Les propositions de contribution (max. 1 page) accompagnées d’une notice bio-bibliographique sont à envoyer par courriel à Audrey Garcia et David Gullentops pour le 28 mars 2021, à l’adresse suivante : contribuer@cahiersjeancocteau.com La publication du numéro est prévue pour octobre 2021 et les manuscrits devront parvenir à la rédaction au plus tard le 31 juillet 2021.
Bibliographie indicative
Rémi Fontanel (dir.), Biopic : de la réalité à la fiction, Condé-sur-Noireau, Editions Charles Corlet, 2011.
Alexandre Gefen, Inventer une vie. La fabrique littéraire de l’individu, Bruxelles, Les impressions nouvelles, 2017.

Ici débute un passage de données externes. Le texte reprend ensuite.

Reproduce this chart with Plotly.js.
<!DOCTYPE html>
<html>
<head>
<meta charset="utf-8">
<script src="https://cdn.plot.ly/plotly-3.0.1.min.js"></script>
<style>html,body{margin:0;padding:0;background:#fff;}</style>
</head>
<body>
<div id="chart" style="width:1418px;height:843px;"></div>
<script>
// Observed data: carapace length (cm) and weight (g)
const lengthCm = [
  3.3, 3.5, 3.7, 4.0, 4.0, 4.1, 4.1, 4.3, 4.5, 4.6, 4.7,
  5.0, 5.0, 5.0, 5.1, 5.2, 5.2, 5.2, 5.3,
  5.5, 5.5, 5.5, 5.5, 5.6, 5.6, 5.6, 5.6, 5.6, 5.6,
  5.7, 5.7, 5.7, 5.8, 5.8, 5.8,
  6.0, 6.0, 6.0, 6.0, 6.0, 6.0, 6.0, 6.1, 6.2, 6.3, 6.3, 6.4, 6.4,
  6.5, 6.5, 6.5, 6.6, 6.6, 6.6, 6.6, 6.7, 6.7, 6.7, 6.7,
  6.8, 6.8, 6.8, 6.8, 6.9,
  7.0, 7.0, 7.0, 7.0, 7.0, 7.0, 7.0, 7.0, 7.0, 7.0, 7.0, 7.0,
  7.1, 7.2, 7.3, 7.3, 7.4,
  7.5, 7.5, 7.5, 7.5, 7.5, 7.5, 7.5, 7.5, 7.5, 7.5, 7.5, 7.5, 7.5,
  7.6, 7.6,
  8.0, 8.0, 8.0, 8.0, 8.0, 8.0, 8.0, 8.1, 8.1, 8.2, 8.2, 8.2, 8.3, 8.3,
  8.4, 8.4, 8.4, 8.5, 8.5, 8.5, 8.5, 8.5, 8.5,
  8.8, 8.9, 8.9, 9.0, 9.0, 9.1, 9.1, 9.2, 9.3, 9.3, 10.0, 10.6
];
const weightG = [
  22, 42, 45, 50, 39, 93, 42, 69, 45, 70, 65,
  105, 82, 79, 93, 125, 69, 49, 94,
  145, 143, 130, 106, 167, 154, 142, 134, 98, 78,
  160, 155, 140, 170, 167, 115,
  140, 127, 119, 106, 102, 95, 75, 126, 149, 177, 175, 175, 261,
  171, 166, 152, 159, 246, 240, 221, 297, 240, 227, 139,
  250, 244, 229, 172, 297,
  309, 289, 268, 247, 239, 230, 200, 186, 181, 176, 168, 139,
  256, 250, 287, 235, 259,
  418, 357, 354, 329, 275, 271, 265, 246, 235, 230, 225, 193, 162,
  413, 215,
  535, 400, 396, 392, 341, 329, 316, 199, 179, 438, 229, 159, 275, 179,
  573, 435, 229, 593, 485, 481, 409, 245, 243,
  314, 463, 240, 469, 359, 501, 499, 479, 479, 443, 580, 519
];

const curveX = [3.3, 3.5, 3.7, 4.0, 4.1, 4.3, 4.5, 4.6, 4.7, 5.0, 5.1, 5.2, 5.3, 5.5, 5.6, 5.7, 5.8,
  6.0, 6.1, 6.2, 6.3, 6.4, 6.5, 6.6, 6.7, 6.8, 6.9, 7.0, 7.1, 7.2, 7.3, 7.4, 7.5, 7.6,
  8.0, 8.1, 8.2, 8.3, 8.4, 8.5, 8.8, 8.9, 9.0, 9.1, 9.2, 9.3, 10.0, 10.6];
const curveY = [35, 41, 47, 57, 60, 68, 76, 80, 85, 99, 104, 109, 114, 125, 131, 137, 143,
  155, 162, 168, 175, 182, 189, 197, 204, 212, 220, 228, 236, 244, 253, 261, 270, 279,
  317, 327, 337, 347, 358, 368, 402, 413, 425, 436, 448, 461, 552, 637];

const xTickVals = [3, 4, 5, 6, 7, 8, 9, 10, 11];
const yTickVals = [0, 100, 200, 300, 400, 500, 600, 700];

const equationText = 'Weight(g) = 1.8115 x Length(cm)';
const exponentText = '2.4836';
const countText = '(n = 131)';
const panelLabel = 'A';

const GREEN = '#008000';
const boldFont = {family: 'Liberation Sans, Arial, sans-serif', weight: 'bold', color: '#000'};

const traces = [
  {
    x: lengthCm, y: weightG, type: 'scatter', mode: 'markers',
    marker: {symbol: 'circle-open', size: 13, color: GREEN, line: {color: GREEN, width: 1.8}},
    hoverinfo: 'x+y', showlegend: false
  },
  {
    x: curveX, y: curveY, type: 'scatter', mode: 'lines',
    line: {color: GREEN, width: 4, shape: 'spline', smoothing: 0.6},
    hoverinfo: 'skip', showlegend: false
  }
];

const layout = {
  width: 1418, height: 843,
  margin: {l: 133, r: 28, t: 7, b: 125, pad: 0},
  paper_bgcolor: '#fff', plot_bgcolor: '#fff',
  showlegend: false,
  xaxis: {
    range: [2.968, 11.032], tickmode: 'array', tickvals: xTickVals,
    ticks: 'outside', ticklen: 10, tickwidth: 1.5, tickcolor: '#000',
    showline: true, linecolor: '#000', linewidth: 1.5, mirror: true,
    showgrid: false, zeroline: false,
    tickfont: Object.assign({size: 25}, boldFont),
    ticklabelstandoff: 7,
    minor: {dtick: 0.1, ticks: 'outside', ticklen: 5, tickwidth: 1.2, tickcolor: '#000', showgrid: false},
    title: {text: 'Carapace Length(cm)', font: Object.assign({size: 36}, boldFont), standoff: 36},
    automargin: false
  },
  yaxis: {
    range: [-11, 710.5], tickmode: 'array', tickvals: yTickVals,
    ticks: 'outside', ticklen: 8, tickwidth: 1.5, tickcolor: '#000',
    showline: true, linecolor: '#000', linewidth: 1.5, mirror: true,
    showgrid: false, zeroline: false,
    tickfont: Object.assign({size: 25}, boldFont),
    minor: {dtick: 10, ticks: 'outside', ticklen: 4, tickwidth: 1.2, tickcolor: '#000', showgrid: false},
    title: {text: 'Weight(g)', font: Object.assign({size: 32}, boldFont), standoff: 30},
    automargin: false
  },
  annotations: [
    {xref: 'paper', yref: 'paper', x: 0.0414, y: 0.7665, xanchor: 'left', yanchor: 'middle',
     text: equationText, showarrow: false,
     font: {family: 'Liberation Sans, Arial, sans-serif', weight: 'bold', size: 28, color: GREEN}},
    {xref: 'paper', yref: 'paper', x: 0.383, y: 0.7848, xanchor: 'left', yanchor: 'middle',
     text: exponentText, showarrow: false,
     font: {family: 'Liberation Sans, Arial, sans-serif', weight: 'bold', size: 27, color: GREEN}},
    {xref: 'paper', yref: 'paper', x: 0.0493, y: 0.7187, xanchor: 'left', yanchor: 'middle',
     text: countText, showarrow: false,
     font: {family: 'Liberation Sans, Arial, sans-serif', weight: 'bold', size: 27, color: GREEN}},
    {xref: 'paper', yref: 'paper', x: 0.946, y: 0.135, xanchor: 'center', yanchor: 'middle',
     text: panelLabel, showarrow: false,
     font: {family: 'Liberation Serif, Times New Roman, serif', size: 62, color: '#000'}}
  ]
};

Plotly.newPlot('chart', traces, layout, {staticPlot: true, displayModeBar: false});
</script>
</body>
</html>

Alexandre Gefen, « La fiction biographique, essai de définition et de typologie », Otrante : art et littérature fantastiques, Paris, Kimé, 2004, 16.
Charline Pluvinet, « L’auteur déplacé dans la fiction : configurations, dynamiques et enjeux des représentations fictionnelles de l’auteur dans la littérature contemporaine », thèse de doctorat sous la direction d’Emmanuel Bouju, soutenue le 6 novembre 2009, Université Rennes 2.
Jean Touzot, Jean Cocteau et ses doubles, Paris, Bartillat, 2000, 293 p.
Colloque « L’écrivain personnage de fiction », organisé par Jean-Christophe Valtat et le RIRRA 21 à l’Université Paul Valéry-Montpellier 3, du 6 au 7 mai 2014. https://www.fabula.org/actualites/l-39-ecrivain-personnage-de-fiction_63831.php
[1] Cette trilogie, composée de Bohèmes (1998), Libertad (2004) et Minuit (2010), a été republiée en un seul volume chez Grasset en 2015 sous le titre Le Temps des Bohèmes.
[2] Olivier Rasimi, Cocteau sur le rivage, Paris, Arléa, 2019, 168 p.
[3] Erik Martiny, Ne soyez pas timide, Paris, Pierre-Guillaume De Roux, 2019, 304 p.
[4] Jean-Paul Delfino, Les Pêcheurs d’étoiles, Paris, Le Passage, 2016, 233 p.
[5] François Rivière, Laureline Mattiussi, Cocteau, l’enfant terrible, Paris, Casterman, 2020, 256 p.
[6] Kris, Bertrand Galic, Javi Rey, Violette Morris, Paris, Futuropolis, 2018, 72 p.
[7] Jacques Goldstein, Alex W. Inker, Panama Al Brown, Paris, Éditions Sarbacane, 2017, 168 p.
[8] Lancelot Hamelin, Luca Erbetta, Dans les eaux glacées du calcul égoïste, 2 tomes, Paris, Glénat, 2018.